Otro episodio trágico, que estremece tanto o más que en aquellos años, fue el ocurrido durante las épocas del Nacional-Socialismo alemán (1933-1945), cuando Adolf Hitler comandó uno de los regímenes más siniestros y macabros de la historia de la humanidad. En tiempos del nazismo, se quemaron millones de libros por ser de autores hebreos (es conocida la política racista y antisemita llevada a cabo por El Fuhrer), o por ser marxista, ya que los nazis también llevaban a cabo una guerra contra toda idea comunista o cercana al pensamiento de izquierda. Miles de escritores e intelectuales fueron prohibidos, detenidos, asesinados y muchos debieron recluirse en el exilio.
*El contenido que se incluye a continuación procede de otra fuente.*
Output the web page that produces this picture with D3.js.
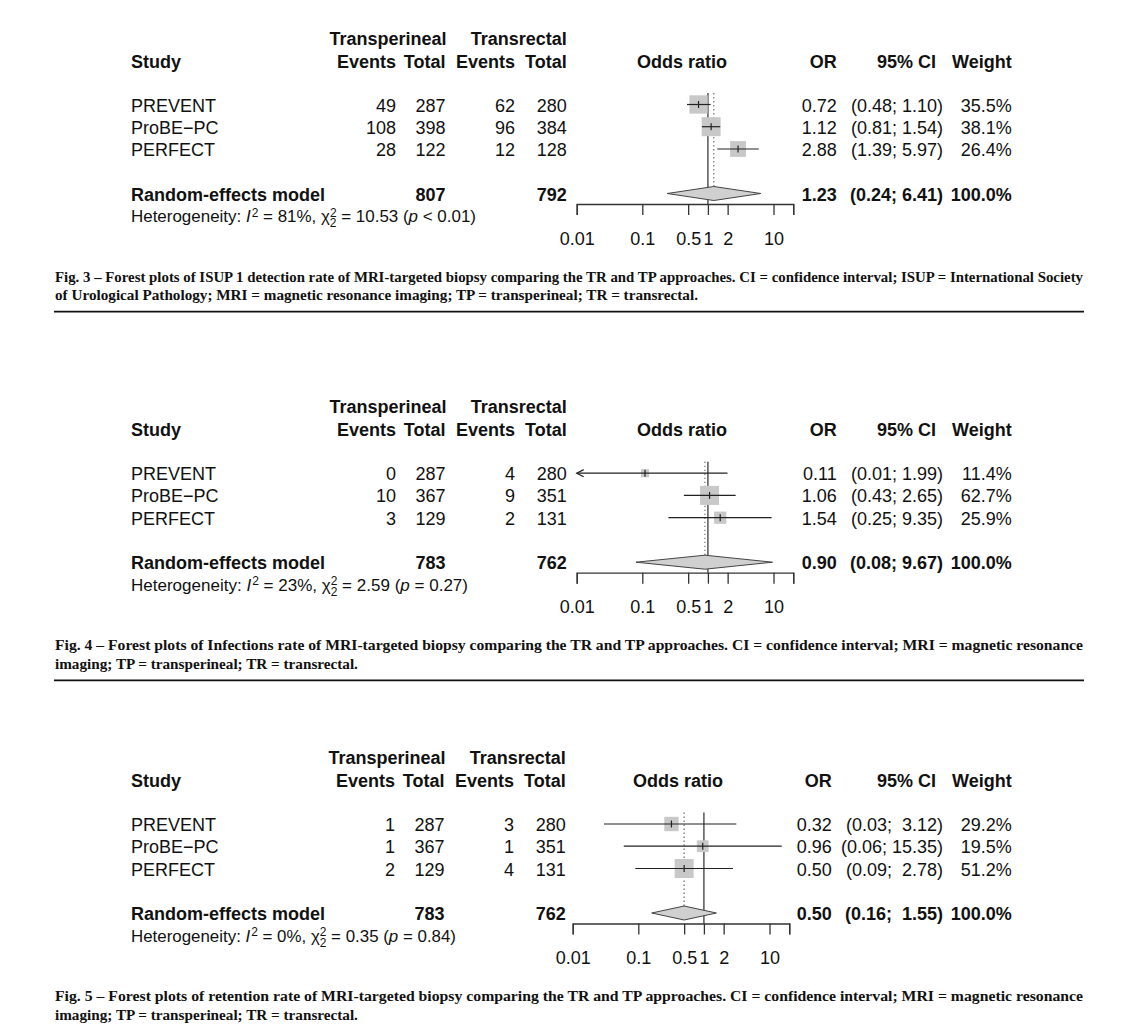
<!DOCTYPE html>
<html><head><meta charset="utf-8">
<script src="https://cdn.jsdelivr.net/npm/d3@7"></script>
<style>
html,body{margin:0;padding:0;background:#fff}
svg text{font-family:"Liberation Sans",Arial,Helvetica,sans-serif;white-space:pre;fill:#111}
svg text.cap{font-family:"Liberation Serif","Times New Roman",serif;font-weight:bold}
</style></head><body>
<svg id="c" width="1122" height="1024"></svg>
<script>
// ---------- data ----------
const studies = ["PREVENT", "ProBE\u2212PC", "PERFECT"];

// Fig. 3 – ISUP 1 detection rate
const tpEvents3 = [49, 108, 28];
const tpTotal3  = [287, 398, 122];
const trEvents3 = [62, 96, 12];
const trTotal3  = [280, 384, 128];
const or3       = [0.72, 1.12, 2.88];
const lo3       = [0.48, 0.81, 1.39];
const hi3       = [1.10, 1.54, 5.97];
const weight3   = [35.5, 38.1, 26.4];
const pooled3   = [1.23, 0.24, 6.41];
const totals3   = [807, 792];
const het3      = ["81%", "10.53", "<", "0.01"];

// Fig. 4 – Infections rate
const tpEvents4 = [0, 10, 3];
const tpTotal4  = [287, 367, 129];
const trEvents4 = [4, 9, 2];
const trTotal4  = [280, 351, 131];
const or4       = [0.11, 1.06, 1.54];
const lo4       = [0.01, 0.43, 0.25];
const hi4       = [1.99, 2.65, 9.35];
const weight4   = [11.4, 62.7, 25.9];
const pooled4   = [0.90, 0.08, 9.67];
const totals4   = [783, 762];
const het4      = ["23%", "2.59", "=", "0.27"];

// Fig. 5 – retention rate
const tpEvents5 = [1, 1, 2];
const tpTotal5  = [287, 367, 129];
const trEvents5 = [3, 1, 4];
const trTotal5  = [280, 351, 131];
const or5       = [0.32, 0.96, 0.50];
const lo5       = [0.03, 0.06, 0.09];
const hi5       = [3.12, 15.35, 2.78];
const weight5   = [29.2, 19.5, 51.2];
const pooled5   = [0.50, 0.16, 1.55];
const totals5   = [783, 762];
const het5      = ["0%", "0.35", "=", "0.84"];

const axisTicks      = [0.01, 0.1, 0.5, 1, 2, 10, 20];
const axisTickLabels = ["0.01", "0.1", "0.5", "1", "2", "10", ""];
const axisDomain     = [0.01, 20];

const captions3 = ["Fig. 3 \u2013 Forest plots of ISUP 1 detection rate of MRI-targeted biopsy comparing the TR and TP approaches. CI = confidence interval; ISUP = International Society",
                   "of Urological Pathology; MRI = magnetic resonance imaging; TP = transperineal; TR = transrectal."];
const captions4 = ["Fig. 4 \u2013 Forest plots of Infections rate of MRI-targeted biopsy comparing the TR and TP approaches. CI = confidence interval; MRI = magnetic resonance",
                   "imaging; TP = transperineal; TR = transrectal."];
const captions5 = ["Fig. 5 \u2013 Forest plots of retention rate of MRI-targeted biopsy comparing the TR and TP approaches. CI = confidence interval; MRI = magnetic resonance",
                   "imaging; TP = transperineal; TR = transrectal."];

// ---------- drawing ----------
const panels = [
  {tpE:tpEvents3,tpT:tpTotal3,trE:trEvents3,trT:trTotal3,or:or3,lo:lo3,hi:hi3,w:weight3,pooled:pooled3,totals:totals3,het:het3,cap:captions3,rule:true},
  {tpE:tpEvents4,tpT:tpTotal4,trE:trEvents4,trT:trTotal4,or:or4,lo:lo4,hi:hi4,w:weight4,pooled:pooled4,totals:totals4,het:het4,cap:captions4,rule:true},
  {tpE:tpEvents5,tpT:tpTotal5,trE:trEvents5,trT:trTotal5,or:or5,lo:lo5,hi:hi5,w:weight5,pooled:pooled5,totals:totals5,het:het5,cap:captions5,rule:false}
];
const layout = [
  {dy:0,     x0:576.7, orR:836.7, tab:0},
  {dy:368.7, x0:576.7, orR:836.7, tab:0},
  {dy:719.5, x0:572.7, orR:831.7, tab:-1}
];

const svg = d3.select("#c");
const FS = 18;
const rowC = [104.5, 126.7, 149];
const poolC = 193.5;
const base = c => c + 7;
const fmt2 = d3.format(".2f");

panels.forEach((p, k) => {
  const L = layout[k];
  const g = svg.append("g").attr("transform", `translate(0,${L.dy})`);
  const x = d3.scaleLog().domain(axisDomain).range([L.x0, L.x0 + 65.6 * Math.log10(axisDomain[1] / axisDomain[0])]);
  const t = L.tab;
  const colEvTP = 396 + t, colToTP = 445.5 + t, colEvTR = 515 + t, colToTR = 566.7 + t;
  const ciR = 943, ciHeadR = 936, wR = 1011.7;

  const txt = (s, xx, yy, anchor, bold, size) => g.append("text").attr("x", xx).attr("y", yy)
      .attr("text-anchor", anchor || "start").attr("font-size", size || FS)
      .attr("font-weight", bold ? "bold" : "normal").text(s);

  // headers
  txt("Transperineal", colToTP + 1, 44.5, "end", true);
  txt("Transrectal", colToTR, 44.5, "end", true);
  txt("Study", 131, 67.7, "start", true);
  txt("Events", colEvTP, 67.7, "end", true);
  txt("Total", colToTP, 67.7, "end", true);
  txt("Events", colEvTR, 67.7, "end", true);
  txt("Total", colToTR, 67.7, "end", true);
  txt("Odds ratio", (x.range()[0] + x.range()[1]) / 2 - 3, 67.7, "middle", true);
  txt("OR", L.orR, 67.7, "end", true);
  txt("95% CI", ciHeadR, 67.7, "end", true);
  txt("Weight", wR, 67.7, "end", true);

  // CI label width padding
  const allHi = p.hi.concat([p.pooled[2]]).map(fmt2);
  const allLo = p.lo.concat([p.pooled[1]]).map(fmt2);
  const hiW = d3.max(allHi, s => s.length), loW = d3.max(allLo, s => s.length);
  const ciLab = (l, h) => "(" + fmt2(l).padStart(loW) + "; " + fmt2(h).padStart(hiW) + ")";
  const maxW = d3.max(p.w);

  // reference lines
  g.append("line").attr("x1", x(1)).attr("x2", x(1)).attr("y1", 93).attr("y2", 204)
    .attr("stroke", "#555").attr("stroke-width", 1.5);
  g.append("line").attr("x1", x(p.pooled[0])).attr("x2", x(p.pooled[0])).attr("y1", 93).attr("y2", poolC)
    .attr("stroke", "#777").attr("stroke-width", 1.3).attr("stroke-dasharray", "1.4,2.6");

  studies.forEach((s, i) => {
    const cy = rowC[i], by = base(cy);
    txt(s, 131, by);
    txt(String(p.tpE[i]), colEvTP, by, "end");
    txt(String(p.tpT[i]), colToTP, by, "end");
    txt(String(p.trE[i]), colEvTR, by, "end");
    txt(String(p.trT[i]), colToTR, by, "end");
    txt(fmt2(p.or[i]), L.orR, by, "end");
    txt(ciLab(p.lo[i], p.hi[i]), ciR, by, "end");
    txt(p.w[i].toFixed(1) + "%", wR, by, "end");

    const sz = 19 * Math.sqrt(p.w[i] / maxW);
    g.append("rect").attr("x", x(p.or[i]) - sz / 2).attr("y", cy - sz / 2)
      .attr("width", sz).attr("height", sz).attr("fill", "#c8c8c8");
    const lo = Math.max(p.lo[i], axisDomain[0]), hi = Math.min(p.hi[i], axisDomain[1]);
    g.append("line").attr("x1", x(lo)).attr("x2", x(hi)).attr("y1", cy).attr("y2", cy)
      .attr("stroke", "#222").attr("stroke-width", 1.2);
    if (p.lo[i] <= axisDomain[0]) {
      const ax = x(axisDomain[0]);
      g.append("path").attr("d", `M${ax + 7},${cy - 3.6}L${ax},${cy}L${ax + 7},${cy + 3.6}`)
        .attr("fill", "none").attr("stroke", "#222").attr("stroke-width", 1.2);
    }
    g.append("line").attr("x1", x(p.or[i])).attr("x2", x(p.or[i])).attr("y1", cy - 3.5).attr("y2", cy + 3.5)
      .attr("stroke", "#222").attr("stroke-width", 1.2);
  });

  // pooled
  const pb = base(poolC);
  txt("Random-effects model", 131, pb, "start", true);
  txt(String(p.totals[0]), colToTP, pb, "end", true);
  txt(String(p.totals[1]), colToTR, pb, "end", true);
  txt(fmt2(p.pooled[0]), L.orR, pb, "end", true);
  txt(ciLab(p.pooled[1], p.pooled[2]), ciR, pb, "end", true);
  txt("100.0%", wR, pb, "end", true);
  const [po, pl, ph] = p.pooled;
  g.append("path").attr("d", `M${x(pl)},${poolC}L${x(po)},${poolC - 7}L${x(ph)},${poolC}L${x(po)},${poolC + 7}Z`)
    .attr("fill", "#d0d0d0").attr("stroke", "#444").attr("stroke-width", 1);

  // heterogeneity
  const ht = g.append("text").attr("x", 131).attr("y", 222).attr("font-size", 17);
  ht.append("tspan").text("Heterogeneity: ");
  ht.append("tspan").attr("font-style", "italic").text("I");
  ht.append("tspan").attr("font-size", 12).attr("dy", -5.5).attr("dx", 1).text("2");
  ht.append("tspan").attr("dy", 5.5).text(" = " + p.het[0] + ", \u03c7");
  ht.append("tspan").attr("font-size", 12).attr("dy", -5.5).text("2");
  ht.append("tspan").attr("font-size", 12).attr("dy", 10.5).attr("dx", -6.7).text("2");
  ht.append("tspan").attr("dy", -5).text(" = " + p.het[1] + " (");
  ht.append("tspan").attr("font-style", "italic").text("p");
  ht.append("tspan").text(" " + p.het[2] + " " + p.het[3] + ")");
  const targetW = [345, 337, 325][k];
  if (ht.node().getComputedTextLength() > targetW) ht.attr("textLength", targetW).attr("lengthAdjust", "spacingAndGlyphs");

  // axis
  const axis = d3.axisBottom(x).tickValues(axisTicks).tickFormat((d, i) => axisTickLabels[i])
    .tickSizeOuter(0).tickSize(11).tickPadding(17);
  const ag = g.append("g").attr("transform", "translate(0,204)").call(axis);
  ag.select(".domain").attr("stroke", "#333").attr("stroke-width", 1.3);
  ag.selectAll(".tick line").attr("stroke", "#333").attr("stroke-width", 1.3);
  ag.selectAll(".tick text").attr("font-size", FS).attr("font-family", '"Liberation Sans",Arial,sans-serif').attr("fill", "#111");

  // caption
  const capY = [281.5, 300];
  p.cap.forEach((line, j) => {
    const tEl = g.append("text").attr("class", "cap").attr("x", 55).attr("y", capY[j])
      .attr("font-size", 15.2).text(line);
    if (j === 0) tEl.attr("textLength", 1028).attr("lengthAdjust", "spacingAndGlyphs");
  });
  if (p.rule) {
    g.append("line").attr("x1", 54).attr("x2", 1084).attr("y1", 311.7).attr("y2", 311.7)
      .attr("stroke", "#111").attr("stroke-width", 1.8);
  }
});
</script>
</body></html>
Es interesante citar la frase del padre del psicoanálisis Sigmund Freud respecto a la quema de sus libros en épocas del III Reich: “¡Cuánto ha avanzado el mundo: en la Edad Media me habrían quemado a mí!”. Este episodio fue titulado por muchos medios de comunicación como Bibliocausto.
En Argentina, el hecho de quema de libros y censura más impactante, terrorífico y descomunal fue llevado a cabo por el Proceso de Reorganización Nacional, que gobernó entre los años de 1976 y 1983.
Aquí, al igual que en épocas de Hitler en Alemania, se incendiaron miles de páginas “opositoras al régimen”, “zurdas”, marxistas, con el argumento de que “incitaban al pensamiento subversivo y atentaban contra la familia, las instituciones y las buenas costumbres”, y demás criterios que los militares imponían de manera distorsionada al pueblo. En el fuego ardieron desde las páginas de Karl Marx hasta las de María Elena Walsh, libros de historia política y de matemática, cuentos rusos y también cuentos infantiles. La hoguera no discriminaba. Todos eran invitados por igual a desaparecer.
Como reflexión final, podemos condenar, rememorar y tener presente el recuerdo de la trágica quema y censura de libros para que jamás vuelva a restringirse la libertad de expresarnos y leer lo que nos plazca, sin que ningún poderoso nos lo imponga desde arriba. Pero por otro lado, creo que no debemos conformarnos con eso. Hoy en día, a pesar de la amplia libertad con la que contamos, a la hora de elegir qué leer y cómo hacerlo, sumando a ello el “boom de Internet”, miles de pensamientos siguen siendo quemados aunque claro, no de manera directa.
Centenares de escritores que no cuentan con los recursos económicos para publicar sus textos y difundirlos; miles de libros que el mercado (como antes lo hacía el fuego) condena a la marginación, imprimiendo más ejemplares de Paulo Coelho que de Eward Said o Herbert Marcuse; los medios masivos de comunicación que juegan un rol fundamental a la hora de promover un libro u otro; la mercantilización, cada vez más importante, del arte y la cultura y los criterios editoriales basados, no en el contenido, sino en si “esto vende o no”.
Debemos estar atentos a estos fenómenos y desde nuestro lugar, sería muy valioso pelear por nuestro derecho a leer todo, a publicar un libro de manera accesible y a tener una oferta variada de lectura que exceda cuestiones mercantiles. No digo que todos seamos escritores o que quememos los libros de Coelho, esto último sería dar un salto brutal hacia atrás. Sólo sugiero que abramos los ojos y no nos relajemos ante una aparente libertad, ya que aún hoy, muchas ideas se mantienen escondidas y aguardando en las sombras, como los pájaros prohibidos de Galeano. Ese es el bibliocausto del siglo XXI.